Le plus surprenant est le rapport établi entre les dieux et les hommes, qui est inversé par rapport à la mythologie classique. L’immortalité des premiers semble conditionnée au respect et à l’amour dont les mortels leur témoignent. Seul Hadès se remplit de force par la peur qu’il suscite. Alors qu’il est affirmé que les humains sont une création de Zeus et que le dieu du ciel semble animé par l’amour qu’il éprouve pour les mortels, ce qui rapproche Zeus du dieu chrétien, il apparaît au final plutôt faible. Cette idée que le salut des dieux passe par le biais d’un mortel, le héros Persée, paraît étrangère à la tradition hellénique. La rivalité entre Zeus et Hadès, présentant ce dernier sous une forme démoniaque, est un thème classique du cinéma et du manga. Dans Percy Jackson, Hadès est également assimilé au diable, de même qu’il est un dieu maléfique dans Saint Seiya. De plus son royaume est particulièrement sombre, ce qui fait oublier Elysion, le paradis païen. Dans ce conflit dans lequel Hadès apparaît comme un dieu abusé par Zeus, alors que les grecs n’hésitaient pas à surnommer Hadès « Zeus Aidoneus » ou « Zeus du monde d’en bas », dieu qu’ils qualifiaient également de riche, « ploutôn », les hommes semblent l’enjeu principal.

Les dieux semblent également plus grands que les mortels, tels qu'ils apparaissent dans la scène alternative finale, ce qui est conforme à la tradition classique, par exemple chez Homère, et disposent bien sûr de pouvoirs spécifiques, bien que la foudre de Zeus apparaît bien tiède. On peut considérer que dans ce film, destiné en particulier à un public américain, donner aux dieux païens une réelle majesté divine semble poser problème. Enfin, Persée ose menacer Zeus lui-même et affirme qu’il le surveillera, ce qui est une inversion complète des valeurs et le triomphe de l’humanité sur la divinité, la victoire de l’hybris tant honnie par les anciens.

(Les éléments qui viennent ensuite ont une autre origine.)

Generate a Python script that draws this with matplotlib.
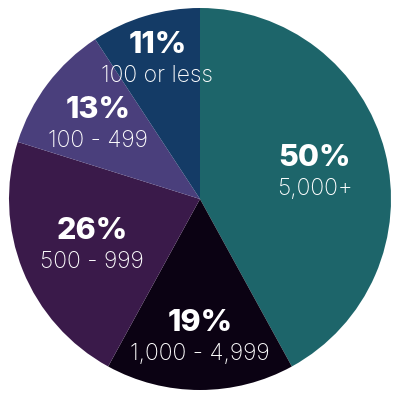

Les altérations du mythe grec.

Bien que fils du dieu le plus puissant, le Persée du film entend du début jusqu’à la fin s’élever contre sa condition de mortel tout en rejetant la part divine qui est en lui. Pourtant, il est amené à accepter un certain nombre de présents offerts par les dieux, comme une épée de lumière ou encore une pièce d’or destinée à payer le nocher Charon. Il bénéficie également de l’assistance du cheval Pégase, don des dieux là encore, et outil essentiel de sa victoire finale sur une bête de la mythologie scandinave, le Kraken, élément repris du premier film de 1981.

Pour des raisons mystérieuses, la mythologie grecque est maltraitée par une série de petits détails, comme la couleur noire attribuée à Pégase, habituellement blanc, ou comme le fait qu’à la fin il n’épouse pas Andromède mais obtient de Zeus que son amie Io lui soit restituée. Dans la version alternative en revanche, il embrasse Andromède, ce qui tend à indiquer qu’il s’inscrit à nouveau dans le mythe originel. Comme autres exemples, on peut penser à l’aigle de Zeus, qui est un gypaède américain et non un aigle royal européen, à une représentation très peu hellénique de l’Olympe, très différente de celle donnée dans Percy Jackson, avec ses temples de type parfaitement classique. En revanche, la représentation de la ville d’Argos est classique, même si le héros Persée date de la période mycénienne et n’est pas de la génération des combattants de la guerre de Troie. On aurait pu s’attendre à une Argos plus proche de la Mycènes du film Troie. Le réalisateur a choisi de représenter une ville beaucoup plus somptueuse, placée ceci dit au bord de la mer, ce qui n’était a priori pas le cas de l’Argos historique.